We are referring here to the figure of the third. The classical occidental episteme was binarily organized; it was only capable of regularly conceiving the third in the form of a transition or linkage to a higher unity: not as a quantity persisting, on its own accord, alongside both terms in semantic dualisms such as true-false, spirit-matter, God-world, good-evil, culture-nature, inside-outside, and one's own-the strange. In contrast, all the newer theories unfolding on the plain of cultural semiosis grant the instance of the third a decisive role. This is the case for the concept of the "parasite" in the writing of Michel Serres; for deconstruction's introduction of third quantities undermining the binarism of metaphysics (différance, play, and so forth); and for Niklas Luhmann and his logic of cybernetic systems--a logic attempting to conceive a tertium datur by way of an expansion or even overcoming of Aristotelian logic, in this way making possible a new approach to systemic "reports of error" (paradox; tautology).
On a less abstract level, this change of epistemological regime also embraces current theories of the psychic and the social. For the world of intersubjective relationships no longer consists of oppositions and the dynamic of their mediation, but of persistent triangles. These are self-similar and self-propagating, hence irreducible to a unit. And here as well, the demon of the old world is the hero of the new--which does not mean that its demonical origins are to be forgotten. Yesterday's disruptive factors have simply been transformed into today's social operators.

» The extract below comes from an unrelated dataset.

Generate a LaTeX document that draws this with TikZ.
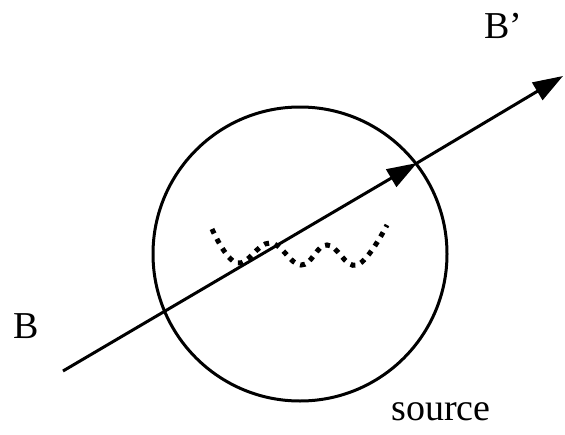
\documentclass[tikz,border=0pt]{standalone}
\usepackage{fontspec}
\setmainfont{Liberation Serif}
\usetikzlibrary{arrows.meta}

\tikzset{
  ray/.style={line width=3pt, -{Triangle[length=30pt,width=20pt]}},
  wiggle/.style={line width=5pt, dash pattern=on 5pt off 6pt},
  lbl/.style={font=\fontsize{38}{40}\selectfont, inner sep=0pt}
}

\begin{document}
\begin{tikzpicture}[x=1pt,y=-1pt]
    \useasboundingbox (0,0) rectangle (565,434);

    \draw[line width=3pt] (300,254) circle (147);

    \draw[wiggle] plot[smooth, tension=0.7] coordinates {
        (212,229) (237,263) (270,243) (301,265) (327,245) (357,265) (387,225)
      };

    \coordinate (start) at (63,371);
    \coordinate (mid) at (417,163);
    \coordinate (end) at (563,76);
    \draw[ray] (start) -- (mid);
    \draw[ray] (mid) -- (end);

    \node[lbl] (b) at (26,326) {B};
    \node[lbl] (bprime) at (503,26) {B'};
    \node[lbl] (source) at (441,412) {source};
  \end{tikzpicture}
\end{document}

The list of the new protagonists is long. We thus find the trickster--that sly and unreliable, sometimes wicked, sometimes roguish double agent between two worlds, whom every even partly well-ordered godly regime has tried to eliminate--now granted iconic status within the paradigm of interculturality. The messenger, who acts on his own authority, in this way arriving on the scene as a falsifying third party between sender and receiver, has received an honorary position in current theories of media. The interpreter, whose translations insist on their own meaning, thereby endangering the intended understanding, can now count himself among the avant-garde of linguistic theory. And finally, the rival, traditionally the source of discord in the lovers' duet, a function for which he usually pays with his life, has received the central position in the theory of desire. Each love-alliance and all erotic desire is now processed through a triangular dynamic in which the figure of the amorous rival has the main role. Meanwhile, psychoanalysis has been pushed forward theoretically in the direction of a general theory of triangulation; and with René Girard, the rival has stepped into the socio-anthropological model's center.
With his first book, Mensonge romantique et vérité romanesque (Paris 1961; published in English in 1965 as Deceit, Desire, and the Novel), Girard has pointed to the literary genealogy of such a logic. And in fact, there is a striking affinity of this hybrid creature, polluting the great systematic constructs, with literary-artistic modes of representation. This is because, on the one hand, the transitions between discursive and narrative languages become fluid on the borders of systematized knowledge; and, on the other, a considerable poetic productivity has always inhabited all sorts of triangular constellations. When treating complex triadic structures, literary history has at its disposal its own, rich treasury of experience: a factor that has always motivated other fields of knowledge exposed to the epistemological irritation of third instances of order/disorder to "import" its linguistic-narrative procedures. And the procedures at work in literary analysis are here likewise required.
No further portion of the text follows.